## Work to complete
Write the data below out exactly as it stands. Do not include the pictures.

----------------

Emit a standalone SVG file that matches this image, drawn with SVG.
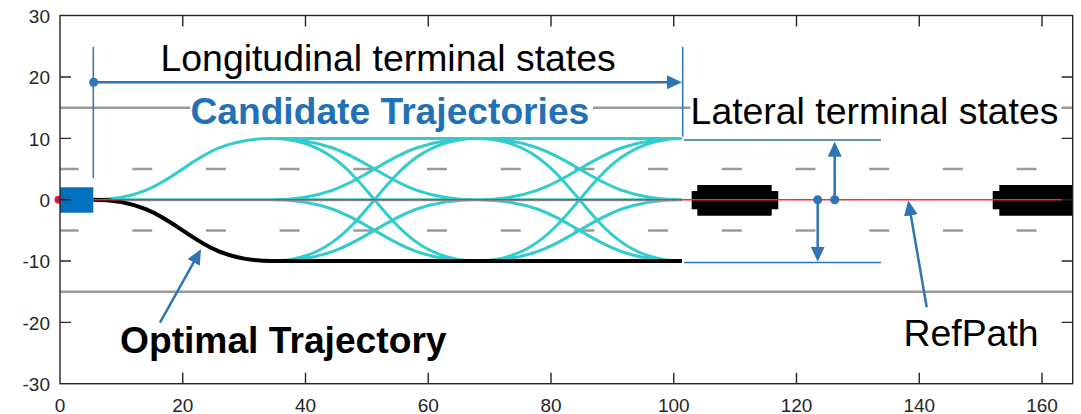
<svg xmlns="http://www.w3.org/2000/svg" width="1081" height="414" viewBox="0 0 1081 414">
<style>
text{font-family:"Liberation Sans",Arial,Helvetica,sans-serif}
.tick{font-size:19px;fill:#262626}
.big{font-size:37.4px;fill:#000}
.bold{font-size:37.2px;font-weight:bold}
.lane{stroke:#9a9a9a;stroke-width:2.5;fill:none}
.dash{stroke-dasharray:20 53.7}
.cand{stroke:#33cccc;stroke-width:3;fill:none}
.opt{stroke:#000;stroke-width:4;fill:none}
.ann{stroke:#2e75b6;fill:none}
.thin{stroke-width:1.5}
.thick{stroke-width:2.5}
.dot{fill:#2e75b6}
.car{fill:#000}
.axis{stroke:#262626;stroke-width:1.4;fill:none}
</style>
<defs>
<clipPath id="plot"><rect x="60" y="15.5" width="1012.7" height="368.2"/></clipPath>
<marker id="ah" viewBox="0 0 15 14" refX="12" refY="7" markerWidth="15" markerHeight="14" markerUnits="userSpaceOnUse" orient="auto"><path d="M0,0 L15,7 L0,14 z" fill="#2e75b6"/></marker>
</defs>
<rect width="1081" height="414" fill="#fff"/>
<g id="plot-area" clip-path="url(#plot)">
<g id="lanes">
<path class="lane" d="M60,107.7 H1073 M60,291.7 H1073"/>
<path class="lane dash" d="M58.5,169 H1073 M58.5,230.4 H1073"/>
</g>
<g id="candidate-trajectories">
<path class="cand" d="M93.3,199.7 C182.65,199.7 182.65,138.4 272,138.4 M93.3,199.7 L272,199.7 M93.3,199.7 C182.65,199.7 182.65,261 272,261"/>
<path class="cand" d="M272,138.4 L477,138.4 M272,138.4 C374.5,138.4 374.5,199.7 477,199.7 M272,138.4 C374.5,138.4 374.5,261 477,261 M272,199.7 C374.5,199.7 374.5,138.4 477,138.4 M272,199.7 L477,199.7 M272,199.7 C374.5,199.7 374.5,261 477,261 M272,261 C374.5,261 374.5,138.4 477,138.4 M272,261 C374.5,261 374.5,199.7 477,199.7 M272,261 L477,261"/>
<path class="cand" d="M477,138.4 L682,138.4 M477,138.4 C579.5,138.4 579.5,199.7 682,199.7 M477,138.4 C579.5,138.4 579.5,261 682,261 M477,199.7 C579.5,199.7 579.5,138.4 682,138.4 M477,199.7 L682,199.7 M477,199.7 C579.5,199.7 579.5,261 682,261 M477,261 C579.5,261 579.5,138.4 682,138.4 M477,261 C579.5,261 579.5,199.7 682,199.7 M477,261 L682,261"/>
</g>
<g id="optimal-trajectory">
<path class="opt" d="M93.3,199.7 C182.65,199.7 182.65,261 272,261 L682,261"/>
</g>
<g id="car-1"><path class="car" d="M697.3,185 H771.7 V191 H778.3 V209.3 H771.7 V215.7 H697.3 V209.3 H691.7 V191 H697.3 Z"/></g>
<g id="car-2"><path class="car" d="M999.3,185 H1085 V215.7 H999.3 V209.3 H992.7 V191 H999.3 Z"/></g>
<g id="refpath"><path d="M60,199.7 H1061.7" stroke="#ff2a2a" stroke-width="1.4" fill="none"/></g>
<g id="ego"><rect x="55" y="187.3" width="38.3" height="25.4" fill="#0070bf"/></g>
</g>
<g id="origin"><circle cx="58.5" cy="199.7" r="3.2" fill="#6a32b0" stroke="#ff1a1a" stroke-width="1.6"/></g>
<g id="connectors">
<path class="ann thin" d="M93.3,46.7 V178.3 M682.7,46.7 V136.7 M684,140 H881 M684,262.5 H881"/>
<circle class="dot" cx="93.7" cy="82.3" r="4.5"/>
<path class="ann thick" d="M93.7,82.3 H679" marker-end="url(#ah)"/>
<circle class="dot" cx="834.7" cy="199.7" r="4.5"/>
<path class="ann thick" d="M834.7,199.7 V144.7" marker-end="url(#ah)"/>
<circle class="dot" cx="817.7" cy="199.7" r="4.5"/>
<path class="ann thick" d="M817.7,199.7 V258.7" marker-end="url(#ah)"/>
<path class="ann thick" d="M926.7,307.3 L908.8,203.5" marker-end="url(#ah)"/>
<path class="ann thick" d="M160,322.7 L199.5,251.9" marker-end="url(#ah)"/>
</g>
<g id="label-longitudinal"><text class="big" x="160.5" y="71">Longitudinal terminal states</text></g>
<g id="label-candidate">
<rect x="190" y="92" width="403" height="38" fill="#fff"/>
<text class="bold" x="190.4" y="124" fill="#2270b5">Candidate Trajectories</text>
</g>
<g id="label-lateral">
<rect x="690.5" y="92" width="371" height="38" fill="#fff"/>
<text class="big" x="690.6" y="124">Lateral terminal states</text>
</g>
<g id="label-optimal"><text class="bold" x="120" y="353" fill="#000">Optimal Trajectory</text></g>
<g id="label-refpath"><text class="big" x="903.5" y="345.7">RefPath</text></g>
<g id="axes">
<rect class="axis" x="60" y="15.5" width="1012.7" height="368.2"/>
<path class="axis" d="M182.75,383.7 v-11 M305.5,383.7 v-11 M428.25,383.7 v-11 M551,383.7 v-11 M673.75,383.7 v-11 M796.5,383.7 v-11 M919.25,383.7 v-11 M1042,383.7 v-11 M182.75,15.5 v11 M305.5,15.5 v11 M428.25,15.5 v11 M551,15.5 v11 M673.75,15.5 v11 M796.5,15.5 v11 M919.25,15.5 v11 M1042,15.5 v11 M60,77 h11 M60,138.4 h11 M60,199.7 h11 M60,261 h11 M60,322.4 h11 M1072.7,77 h-11 M1072.7,138.4 h-11 M1072.7,199.7 h-11 M1072.7,261 h-11 M1072.7,322.4 h-11"/>
<g class="tick" text-anchor="end">
<text x="50" y="23">30</text>
<text x="50" y="84.3">20</text>
<text x="50" y="145.7">10</text>
<text x="50" y="207">0</text>
<text x="50" y="268.3">-10</text>
<text x="50" y="329.7">-20</text>
<text x="50" y="391">-30</text>
</g>
<g class="tick" text-anchor="middle">
<text x="60" y="412">0</text>
<text x="182.75" y="412">20</text>
<text x="305.5" y="412">40</text>
<text x="428.25" y="412">60</text>
<text x="551" y="412">80</text>
<text x="673.75" y="412">100</text>
<text x="796.5" y="412">120</text>
<text x="919.25" y="412">140</text>
<text x="1042" y="412">160</text>
</g>
</g>
</svg>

----------------

## Result of the task
Emit a standalone SVG file that matches this image, drawn with SVG.
<svg xmlns="http://www.w3.org/2000/svg" width="1081" height="414" viewBox="0 0 1081 414">
<style>
text{font-family:"Liberation Sans",Arial,Helvetica,sans-serif}
.tick{font-size:19px;fill:#262626}
.big{font-size:37.4px;fill:#000}
.bold{font-size:37.2px;font-weight:bold}
.lane{stroke:#9a9a9a;stroke-width:2.5;fill:none}
.dash{stroke-dasharray:20 53.7}
.cand{stroke:#33cccc;stroke-width:3;fill:none}
.opt{stroke:#000;stroke-width:4;fill:none}
.ann{stroke:#2e75b6;fill:none}
.thin{stroke-width:1.5}
.thick{stroke-width:2.5}
.dot{fill:#2e75b6}
.car{fill:#000}
.axis{stroke:#262626;stroke-width:1.4;fill:none}
</style>
<defs>
<clipPath id="plot"><rect x="60" y="15.5" width="1012.7" height="368.2"/></clipPath>
<marker id="ah" viewBox="0 0 15 14" refX="12" refY="7" markerWidth="15" markerHeight="14" markerUnits="userSpaceOnUse" orient="auto"><path d="M0,0 L15,7 L0,14 z" fill="#2e75b6"/></marker>
</defs>
<rect width="1081" height="414" fill="#fff"/>
<g id="plot-area" clip-path="url(#plot)">
<g id="lanes">
<path class="lane" d="M60,107.7 H1073 M60,291.7 H1073"/>
<path class="lane dash" d="M58.5,169 H1073 M58.5,230.4 H1073"/>
</g>
<g id="candidate-trajectories">
<path class="cand" d="M93.3,199.7 C182.65,199.7 182.65,138.4 272,138.4 M93.3,199.7 L272,199.7 M93.3,199.7 C182.65,199.7 182.65,261 272,261"/>
<path class="cand" d="M272,138.4 L477,138.4 M272,138.4 C374.5,138.4 374.5,199.7 477,199.7 M272,138.4 C374.5,138.4 374.5,261 477,261 M272,199.7 C374.5,199.7 374.5,138.4 477,138.4 M272,199.7 L477,199.7 M272,199.7 C374.5,199.7 374.5,261 477,261 M272,261 C374.5,261 374.5,138.4 477,138.4 M272,261 C374.5,261 374.5,199.7 477,199.7 M272,261 L477,261"/>
<path class="cand" d="M477,138.4 L682,138.4 M477,138.4 C579.5,138.4 579.5,199.7 682,199.7 M477,138.4 C579.5,138.4 579.5,261 682,261 M477,199.7 C579.5,199.7 579.5,138.4 682,138.4 M477,199.7 L682,199.7 M477,199.7 C579.5,199.7 579.5,261 682,261 M477,261 C579.5,261 579.5,138.4 682,138.4 M477,261 C579.5,261 579.5,199.7 682,199.7 M477,261 L682,261"/>
</g>
<g id="optimal-trajectory">
<path class="opt" d="M93.3,199.7 C182.65,199.7 182.65,261 272,261 L682,261"/>
</g>
<g id="car-1"><path class="car" d="M697.3,185 H771.7 V191 H778.3 V209.3 H771.7 V215.7 H697.3 V209.3 H691.7 V191 H697.3 Z"/></g>
<g id="car-2"><path class="car" d="M999.3,185 H1085 V215.7 H999.3 V209.3 H992.7 V191 H999.3 Z"/></g>
<g id="refpath"><path d="M60,199.7 H1061.7" stroke="#ff2a2a" stroke-width="1.4" fill="none"/></g>
<g id="ego"><rect x="55" y="187.3" width="38.3" height="25.4" fill="#0070bf"/></g>
</g>
<g id="origin"><circle cx="58.5" cy="199.7" r="3.2" fill="#6a32b0" stroke="#ff1a1a" stroke-width="1.6"/></g>
<g id="connectors">
<path class="ann thin" d="M93.3,46.7 V178.3 M682.7,46.7 V136.7 M684,140 H881 M684,262.5 H881"/>
<circle class="dot" cx="93.7" cy="82.3" r="4.5"/>
<path class="ann thick" d="M93.7,82.3 H679" marker-end="url(#ah)"/>
<circle class="dot" cx="834.7" cy="199.7" r="4.5"/>
<path class="ann thick" d="M834.7,199.7 V144.7" marker-end="url(#ah)"/>
<circle class="dot" cx="817.7" cy="199.7" r="4.5"/>
<path class="ann thick" d="M817.7,199.7 V258.7" marker-end="url(#ah)"/>
<path class="ann thick" d="M926.7,307.3 L908.8,203.5" marker-end="url(#ah)"/>
<path class="ann thick" d="M160,322.7 L199.5,251.9" marker-end="url(#ah)"/>
</g>
<g id="label-longitudinal"><text class="big" x="160.5" y="71">Longitudinal terminal states</text></g>
<g id="label-candidate">
<rect x="190" y="92" width="403" height="38" fill="#fff"/>
<text class="bold" x="190.4" y="124" fill="#2270b5">Candidate Trajectories</text>
</g>
<g id="label-lateral">
<rect x="690.5" y="92" width="371" height="38" fill="#fff"/>
<text class="big" x="690.6" y="124">Lateral terminal states</text>
</g>
<g id="label-optimal"><text class="bold" x="120" y="353" fill="#000">Optimal Trajectory</text></g>
<g id="label-refpath"><text class="big" x="903.5" y="345.7">RefPath</text></g>
<g id="axes">
<rect class="axis" x="60" y="15.5" width="1012.7" height="368.2"/>
<path class="axis" d="M182.75,383.7 v-11 M305.5,383.7 v-11 M428.25,383.7 v-11 M551,383.7 v-11 M673.75,383.7 v-11 M796.5,383.7 v-11 M919.25,383.7 v-11 M1042,383.7 v-11 M182.75,15.5 v11 M305.5,15.5 v11 M428.25,15.5 v11 M551,15.5 v11 M673.75,15.5 v11 M796.5,15.5 v11 M919.25,15.5 v11 M1042,15.5 v11 M60,77 h11 M60,138.4 h11 M60,199.7 h11 M60,261 h11 M60,322.4 h11 M1072.7,77 h-11 M1072.7,138.4 h-11 M1072.7,199.7 h-11 M1072.7,261 h-11 M1072.7,322.4 h-11"/>
<g class="tick" text-anchor="end">
<text x="50" y="23">30</text>
<text x="50" y="84.3">20</text>
<text x="50" y="145.7">10</text>
<text x="50" y="207">0</text>
<text x="50" y="268.3">-10</text>
<text x="50" y="329.7">-20</text>
<text x="50" y="391">-30</text>
</g>
<g class="tick" text-anchor="middle">
<text x="60" y="412">0</text>
<text x="182.75" y="412">20</text>
<text x="305.5" y="412">40</text>
<text x="428.25" y="412">60</text>
<text x="551" y="412">80</text>
<text x="673.75" y="412">100</text>
<text x="796.5" y="412">120</text>
<text x="919.25" y="412">140</text>
<text x="1042" y="412">160</text>
</g>
</g>
</svg>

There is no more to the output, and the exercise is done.